### Supplied information
* * * * * * * * *
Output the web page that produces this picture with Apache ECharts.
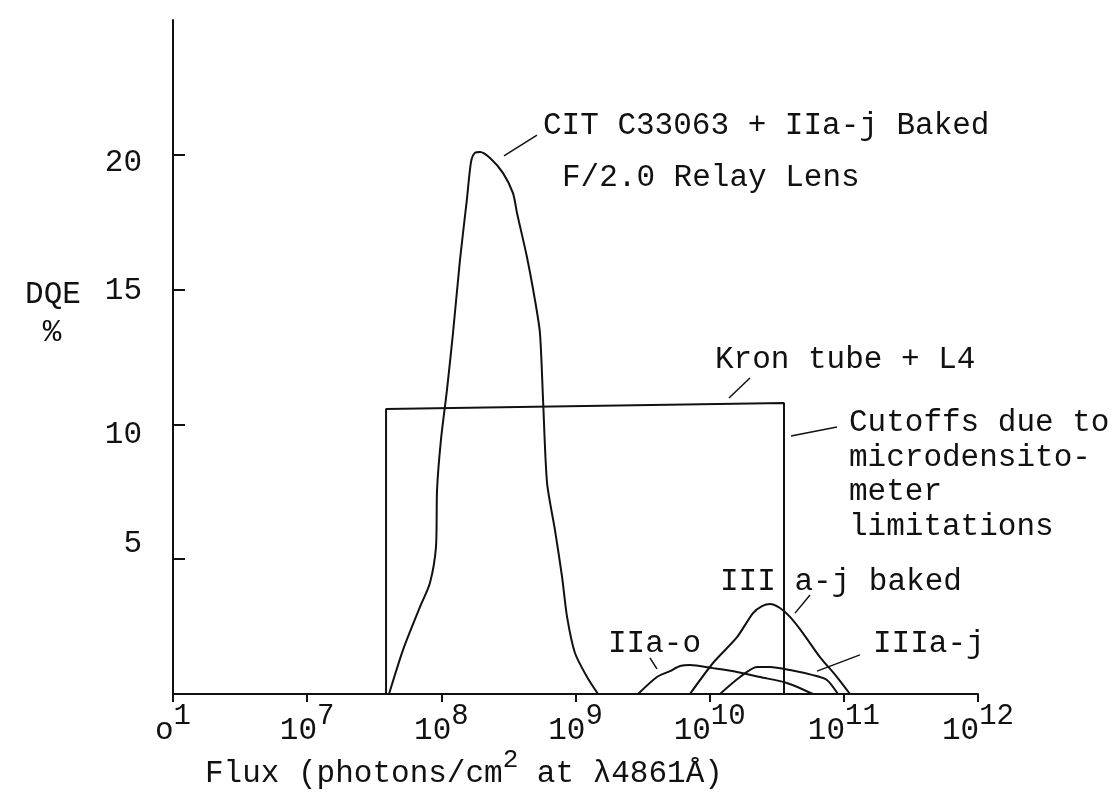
<!DOCTYPE html>
<html>
<head>
<meta charset="UTF-8">
<title>DQE vs Flux</title>
<script src="https://cdn.jsdelivr.net/npm/echarts@6.0.0/dist/echarts.min.js"></script>
<style>
    html, body { margin: 0; padding: 0; background: #fff; }
    #main { width: 1113px; height: 794px; }
</style>
</head>
<body>
<div id="main"></div>
<script>
    // x values are log10(flux), y values are DQE %
    const citLogFlux = [7.61, 7.714, 7.841, 7.915, 7.96, 7.968, 7.997, 8.042, 8.087, 8.139, 8.19, 8.221, 8.25, 8.288, 8.363, 8.46, 8.534, 8.564, 8.638, 8.698, 8.735, 8.758, 8.788, 8.847, 8.9, 8.937, 8.996, 9.086, 9.168];
    const citDqe = [0, 1.63, 3.23, 4.12, 5.45, 7.57, 9.42, 11.28, 13.39, 16.10, 18.32, 19.73, 20.07, 20.10, 19.88, 19.32, 18.58, 17.84, 16.21, 14.61, 13.39, 10.93, 7.83, 6.08, 4.34, 2.86, 1.52, 0.63, 0];

    const kronLogFlux = [7.588, 7.588, 10.554, 10.554];
    const kronDqe = [0, 10.57, 10.79, 0];

    const bakedLogFlux = [9.853, 10.025, 10.204, 10.323, 10.39, 10.45, 10.524, 10.599, 10.695, 10.822, 10.949, 11.046];
    const bakedDqe = [0, 1.15, 2.11, 3.0, 3.26, 3.34, 3.19, 2.86, 2.26, 1.37, 0.63, 0];

    const iiaoLogFlux = [9.466, 9.607, 9.704, 9.779, 9.853, 10.025, 10.204, 10.375, 10.576, 10.77];
    const iiaoDqe = [0, 0.63, 0.85, 1.04, 1.08, 0.96, 0.82, 0.63, 0.41, 0];

    const iiiajLogFlux = [10.077, 10.226, 10.353, 10.45, 10.599, 10.77, 10.874, 10.956];
    const iiiajDqe = [0, 0.63, 1.0, 1.0, 0.89, 0.7, 0.52, 0];

    // leader lines: [logFlux1, dqe1, logFlux2, dqe2]
    const leaderLines = [
        [8.713, 20.73, 8.467, 19.96],
        [10.300, 11.72, 10.144, 10.98],
        [10.606, 9.57, 10.949, 9.90],
        [10.748, 3.67, 10.636, 3.0],
        [9.555, 1.34, 9.607, 0.93],
        [11.12, 1.45, 10.80, 0.85]
    ];

    const xTicks = [1e6, 1e7, 1e8, 1e9, 1e10, 1e11, 1e12];
    const yTicks = [5, 10, 15, 20];

    const FONT = 'Liberation Mono';
    const INK = '#111';

    function toPairs(logs, vals) {
        return logs.map((l, i) => [Math.pow(10, l), vals[i]]);
    }

    function curve(name, logs, vals) {
        return {
            name: name,
            type: 'line',
            data: toPairs(logs, vals),
            showSymbol: false,
            smooth: 0.25,
            lineStyle: { color: INK, width: 2 },
            itemStyle: { color: INK }
        };
    }

    const chart = echarts.init(document.getElementById('main'));

    const option = {
        animation: false,
        backgroundColor: '#fff',
        grid: { left: 173, right: 135, top: 20, bottom: 100, containLabel: false, outerBoundsMode: 'none' },
        xAxis: {
            type: 'log',
            logBase: 10,
            min: 1e6,
            max: 1e12,
            splitLine: { show: false },
            axisLine: { lineStyle: { color: INK, width: 2 } },
            axisTick: { customValues: xTicks, length: 8, lineStyle: { color: INK, width: 2 } },
            axisLabel: {
                customValues: xTicks,
                margin: 8,
                color: INK,
                formatter: function (v) {
                    const e = Math.round(Math.log10(v));
                    if (e === 6) return '{b|o}{s|1}';
                    return '{b|10}{s|' + e + '}';
                },
                rich: {
                    b: { fontFamily: FONT, fontSize: 31, color: INK },
                    s: { fontFamily: FONT, fontSize: 29, color: INK, padding: [0, 0, 28, 0] }
                }
            }
        },
        yAxis: {
            type: 'value',
            min: 0,
            max: 25,
            splitLine: { show: false },
            axisLine: { show: true, lineStyle: { color: INK, width: 2 } },
            axisTick: { show: true, inside: true, length: 12, customValues: yTicks, lineStyle: { color: INK, width: 2 } },
            axisLabel: {
                customValues: yTicks,
                margin: 31,
                color: INK,
                formatter: function (v) { return '{y' + v + '|' + v + '}'; },
                rich: {
                    y5: { fontFamily: FONT, fontSize: 31, color: INK, padding: [0, 0, 30, 0] },
                    y10: { fontFamily: FONT, fontSize: 31, color: INK, padding: [20, 0, 0, 0] },
                    y15: { fontFamily: FONT, fontSize: 31, color: INK, padding: [2, 0, 0, 0] },
                    y20: { fontFamily: FONT, fontSize: 31, color: INK, padding: [16, 0, 0, 0] }
                }
            }
        },
        graphic: [
            { type: 'text', x: 53, y: 295, style: { text: 'DQE', fontFamily: FONT, fontSize: 31, fill: INK, align: 'center', verticalAlign: 'middle' } },
            { type: 'text', x: 52, y: 333, style: { text: '%', fontFamily: FONT, fontSize: 31, fill: INK, align: 'center', verticalAlign: 'middle' } },
            { type: 'text', x: 543, y: 125.5, style: { text: 'CIT C33063 + IIa-j Baked', fontFamily: FONT, fontSize: 31, fill: INK, verticalAlign: 'middle' } },
            { type: 'text', x: 562, y: 177.5, style: { text: 'F/2.0 Relay Lens', fontFamily: FONT, fontSize: 31, fill: INK, verticalAlign: 'middle' } },
            { type: 'text', x: 715, y: 359.5, style: { text: 'Kron tube + L4', fontFamily: FONT, fontSize: 31, fill: INK, verticalAlign: 'middle' } },
            { type: 'text', x: 849, y: 406, style: { text: 'Cutoffs due to\nmicrodensito-\nmeter\nlimitations', fontFamily: FONT, fontSize: 31, lineHeight: 34.5, fill: INK, verticalAlign: 'top' } },
            { type: 'text', x: 720, y: 581.5, style: { text: 'III a-j baked', fontFamily: FONT, fontSize: 31, fill: INK, verticalAlign: 'middle' } },
            { type: 'text', x: 608, y: 643.5, style: { text: 'IIa-o', fontFamily: FONT, fontSize: 31, fill: INK, verticalAlign: 'middle' } },
            { type: 'text', x: 873, y: 643.5, style: { text: 'IIIa-j', fontFamily: FONT, fontSize: 31, fill: INK, verticalAlign: 'middle' } },
            {
                type: 'text', x: 205, y: 773.5,
                style: {
                    text: '{a|Flux (photons/cm}{s|2}{a| at λ4861Å)}',
                    fill: INK,
                    verticalAlign: 'middle',
                    rich: {
                        a: { fontFamily: FONT, fontSize: 31, fill: INK },
                        s: { fontFamily: FONT, fontSize: 26, fill: INK, padding: [0, 0, 26, 0] }
                    }
                }
            }
        ],
        series: [
            curve('CIT C33063 + IIa-j Baked', citLogFlux, citDqe),
            {
                name: 'Kron tube + L4',
                type: 'line',
                data: toPairs(kronLogFlux, kronDqe),
                showSymbol: false,
                lineStyle: { color: INK, width: 2 },
                itemStyle: { color: INK },
                markLine: {
                    silent: true,
                    symbol: 'none',
                    label: { show: false },
                    lineStyle: { color: INK, width: 1.5, type: 'solid' },
                    data: leaderLines.map(l => [
                        { coord: [Math.pow(10, l[0]), l[1]] },
                        { coord: [Math.pow(10, l[2]), l[3]] }
                    ])
                }
            },
            curve('III a-j baked', bakedLogFlux, bakedDqe),
            curve('IIa-o', iiaoLogFlux, iiaoDqe),
            curve('IIIa-j', iiiajLogFlux, iiiajDqe)
        ]
    };

    chart.setOption(option);
</script>
</body>
</html>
* * * * * * * * *
### Written instruction
All the material shown above is to be copied exactly, with no pictures carried over.

### Written solution
Output the web page that produces this picture with Apache ECharts.
<!DOCTYPE html>
<html>
<head>
<meta charset="UTF-8">
<title>DQE vs Flux</title>
<script src="https://cdn.jsdelivr.net/npm/echarts@6.0.0/dist/echarts.min.js"></script>
<style>
    html, body { margin: 0; padding: 0; background: #fff; }
    #main { width: 1113px; height: 794px; }
</style>
</head>
<body>
<div id="main"></div>
<script>
    // x values are log10(flux), y values are DQE %
    const citLogFlux = [7.61, 7.714, 7.841, 7.915, 7.96, 7.968, 7.997, 8.042, 8.087, 8.139, 8.19, 8.221, 8.25, 8.288, 8.363, 8.46, 8.534, 8.564, 8.638, 8.698, 8.735, 8.758, 8.788, 8.847, 8.9, 8.937, 8.996, 9.086, 9.168];
    const citDqe = [0, 1.63, 3.23, 4.12, 5.45, 7.57, 9.42, 11.28, 13.39, 16.10, 18.32, 19.73, 20.07, 20.10, 19.88, 19.32, 18.58, 17.84, 16.21, 14.61, 13.39, 10.93, 7.83, 6.08, 4.34, 2.86, 1.52, 0.63, 0];

    const kronLogFlux = [7.588, 7.588, 10.554, 10.554];
    const kronDqe = [0, 10.57, 10.79, 0];

    const bakedLogFlux = [9.853, 10.025, 10.204, 10.323, 10.39, 10.45, 10.524, 10.599, 10.695, 10.822, 10.949, 11.046];
    const bakedDqe = [0, 1.15, 2.11, 3.0, 3.26, 3.34, 3.19, 2.86, 2.26, 1.37, 0.63, 0];

    const iiaoLogFlux = [9.466, 9.607, 9.704, 9.779, 9.853, 10.025, 10.204, 10.375, 10.576, 10.77];
    const iiaoDqe = [0, 0.63, 0.85, 1.04, 1.08, 0.96, 0.82, 0.63, 0.41, 0];

    const iiiajLogFlux = [10.077, 10.226, 10.353, 10.45, 10.599, 10.77, 10.874, 10.956];
    const iiiajDqe = [0, 0.63, 1.0, 1.0, 0.89, 0.7, 0.52, 0];

    // leader lines: [logFlux1, dqe1, logFlux2, dqe2]
    const leaderLines = [
        [8.713, 20.73, 8.467, 19.96],
        [10.300, 11.72, 10.144, 10.98],
        [10.606, 9.57, 10.949, 9.90],
        [10.748, 3.67, 10.636, 3.0],
        [9.555, 1.34, 9.607, 0.93],
        [11.12, 1.45, 10.80, 0.85]
    ];

    const xTicks = [1e6, 1e7, 1e8, 1e9, 1e10, 1e11, 1e12];
    const yTicks = [5, 10, 15, 20];

    const FONT = 'Liberation Mono';
    const INK = '#111';

    function toPairs(logs, vals) {
        return logs.map((l, i) => [Math.pow(10, l), vals[i]]);
    }

    function curve(name, logs, vals) {
        return {
            name: name,
            type: 'line',
            data: toPairs(logs, vals),
            showSymbol: false,
            smooth: 0.25,
            lineStyle: { color: INK, width: 2 },
            itemStyle: { color: INK }
        };
    }

    const chart = echarts.init(document.getElementById('main'));

    const option = {
        animation: false,
        backgroundColor: '#fff',
        grid: { left: 173, right: 135, top: 20, bottom: 100, containLabel: false, outerBoundsMode: 'none' },
        xAxis: {
            type: 'log',
            logBase: 10,
            min: 1e6,
            max: 1e12,
            splitLine: { show: false },
            axisLine: { lineStyle: { color: INK, width: 2 } },
            axisTick: { customValues: xTicks, length: 8, lineStyle: { color: INK, width: 2 } },
            axisLabel: {
                customValues: xTicks,
                margin: 8,
                color: INK,
                formatter: function (v) {
                    const e = Math.round(Math.log10(v));
                    if (e === 6) return '{b|o}{s|1}';
                    return '{b|10}{s|' + e + '}';
                },
                rich: {
                    b: { fontFamily: FONT, fontSize: 31, color: INK },
                    s: { fontFamily: FONT, fontSize: 29, color: INK, padding: [0, 0, 28, 0] }
                }
            }
        },
        yAxis: {
            type: 'value',
            min: 0,
            max: 25,
            splitLine: { show: false },
            axisLine: { show: true, lineStyle: { color: INK, width: 2 } },
            axisTick: { show: true, inside: true, length: 12, customValues: yTicks, lineStyle: { color: INK, width: 2 } },
            axisLabel: {
                customValues: yTicks,
                margin: 31,
                color: INK,
                formatter: function (v) { return '{y' + v + '|' + v + '}'; },
                rich: {
                    y5: { fontFamily: FONT, fontSize: 31, color: INK, padding: [0, 0, 30, 0] },
                    y10: { fontFamily: FONT, fontSize: 31, color: INK, padding: [20, 0, 0, 0] },
                    y15: { fontFamily: FONT, fontSize: 31, color: INK, padding: [2, 0, 0, 0] },
                    y20: { fontFamily: FONT, fontSize: 31, color: INK, padding: [16, 0, 0, 0] }
                }
            }
        },
        graphic: [
            { type: 'text', x: 53, y: 295, style: { text: 'DQE', fontFamily: FONT, fontSize: 31, fill: INK, align: 'center', verticalAlign: 'middle' } },
            { type: 'text', x: 52, y: 333, style: { text: '%', fontFamily: FONT, fontSize: 31, fill: INK, align: 'center', verticalAlign: 'middle' } },
            { type: 'text', x: 543, y: 125.5, style: { text: 'CIT C33063 + IIa-j Baked', fontFamily: FONT, fontSize: 31, fill: INK, verticalAlign: 'middle' } },
            { type: 'text', x: 562, y: 177.5, style: { text: 'F/2.0 Relay Lens', fontFamily: FONT, fontSize: 31, fill: INK, verticalAlign: 'middle' } },
            { type: 'text', x: 715, y: 359.5, style: { text: 'Kron tube + L4', fontFamily: FONT, fontSize: 31, fill: INK, verticalAlign: 'middle' } },
            { type: 'text', x: 849, y: 406, style: { text: 'Cutoffs due to\nmicrodensito-\nmeter\nlimitations', fontFamily: FONT, fontSize: 31, lineHeight: 34.5, fill: INK, verticalAlign: 'top' } },
            { type: 'text', x: 720, y: 581.5, style: { text: 'III a-j baked', fontFamily: FONT, fontSize: 31, fill: INK, verticalAlign: 'middle' } },
            { type: 'text', x: 608, y: 643.5, style: { text: 'IIa-o', fontFamily: FONT, fontSize: 31, fill: INK, verticalAlign: 'middle' } },
            { type: 'text', x: 873, y: 643.5, style: { text: 'IIIa-j', fontFamily: FONT, fontSize: 31, fill: INK, verticalAlign: 'middle' } },
            {
                type: 'text', x: 205, y: 773.5,
                style: {
                    text: '{a|Flux (photons/cm}{s|2}{a| at λ4861Å)}',
                    fill: INK,
                    verticalAlign: 'middle',
                    rich: {
                        a: { fontFamily: FONT, fontSize: 31, fill: INK },
                        s: { fontFamily: FONT, fontSize: 26, fill: INK, padding: [0, 0, 26, 0] }
                    }
                }
            }
        ],
        series: [
            curve('CIT C33063 + IIa-j Baked', citLogFlux, citDqe),
            {
                name: 'Kron tube + L4',
                type: 'line',
                data: toPairs(kronLogFlux, kronDqe),
                showSymbol: false,
                lineStyle: { color: INK, width: 2 },
                itemStyle: { color: INK },
                markLine: {
                    silent: true,
                    symbol: 'none',
                    label: { show: false },
                    lineStyle: { color: INK, width: 1.5, type: 'solid' },
                    data: leaderLines.map(l => [
                        { coord: [Math.pow(10, l[0]), l[1]] },
                        { coord: [Math.pow(10, l[2]), l[3]] }
                    ])
                }
            },
            curve('III a-j baked', bakedLogFlux, bakedDqe),
            curve('IIa-o', iiaoLogFlux, iiaoDqe),
            curve('IIIa-j', iiiajLogFlux, iiiajDqe)
        ]
    };

    chart.setOption(option);
</script>
</body>
</html>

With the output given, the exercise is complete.